This video shows a privileged American college kid who advocates for wealth redistribution using a new system to address the injustice of certain white people today. He makes the point that these privileges were not available to African Americans, thus they were and still are being disadvantaged today as a result. However the speaker Dinesh D’Souza has other ideas and points out the hypocrisy in this young SJW’s (social justice warrior) argument.
D’Souza notes that the SJW hasn’t given up his own wealth, advantage, or seat at the college he attends to someone less privileged than himself. D’Souza continues by saying that personal action should be taken first, then others might believe and follow his example. Instead it seems that the SJW wants action to be taken elsewhere rather than make sacrifices himself.
The SJW’s argument if taken seriously would in all likelihood require an agency with the power to re-allocate wealth and resources which is tantamount to creating another Soviet Union that nobody really wants. Yet this young SJW may well spend the best years of his life fighting for this Leftist economic system and in the instance that he got what he wanted, he would likely end up being silenced by the very system he helped create.
Of course it is well known that taking profits from the productive class and distributing it to a political class lead to poverty, because it kills any incentive toward production and reward. These kinds of socialist conditions end up leading to suffering as eventually there would not be enough wealth to help the underprivileged, old, and sick. In fact it is the Free Market System that is more efficient at helping the poor and vulnerable because it generates more wealth which in-turn provides a bigger pool of funds for the government and other organisations to draw upon.
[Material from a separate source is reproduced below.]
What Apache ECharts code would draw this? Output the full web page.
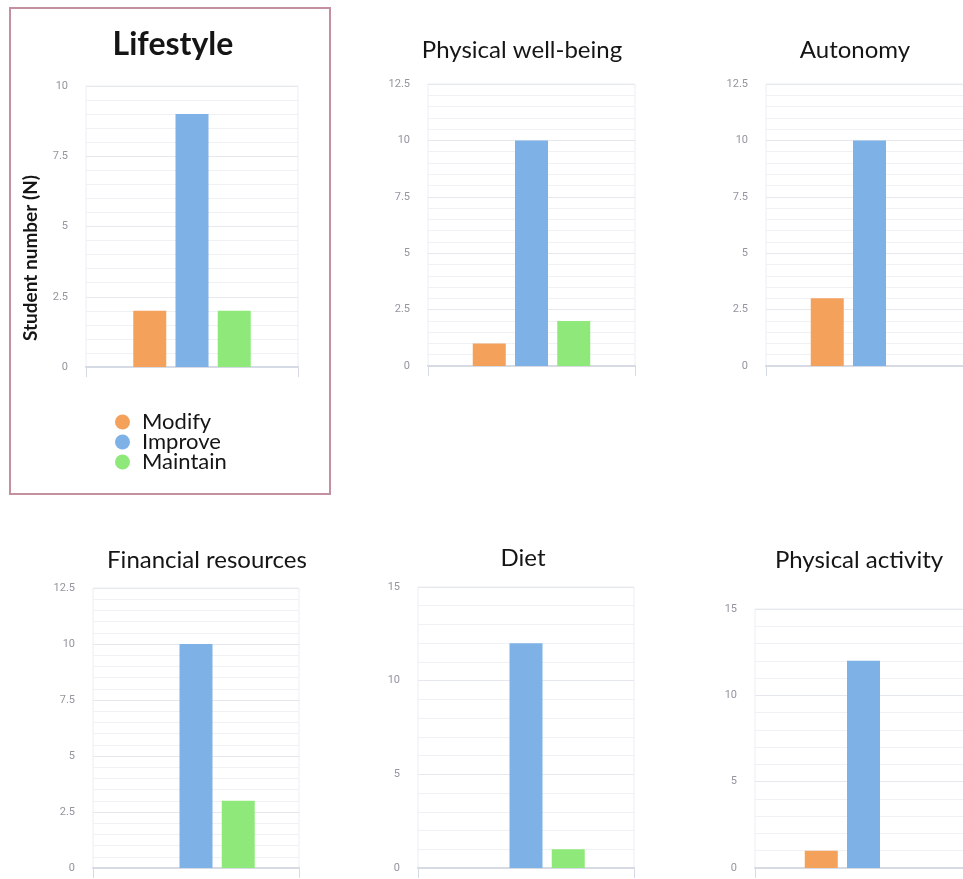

While this video is about so-called White Privilege, D’Souza points out universal truths that apply very much to New Zealand society today regarding Maori-Pakeha relations and redress from past injustices. D’Souza gives the example of native Americans who demand land that they themselves stole from other native American tribes through conquest. His argument is applicable for New Zealand in the face of Maori demands for land from which they themselves gained through conquest.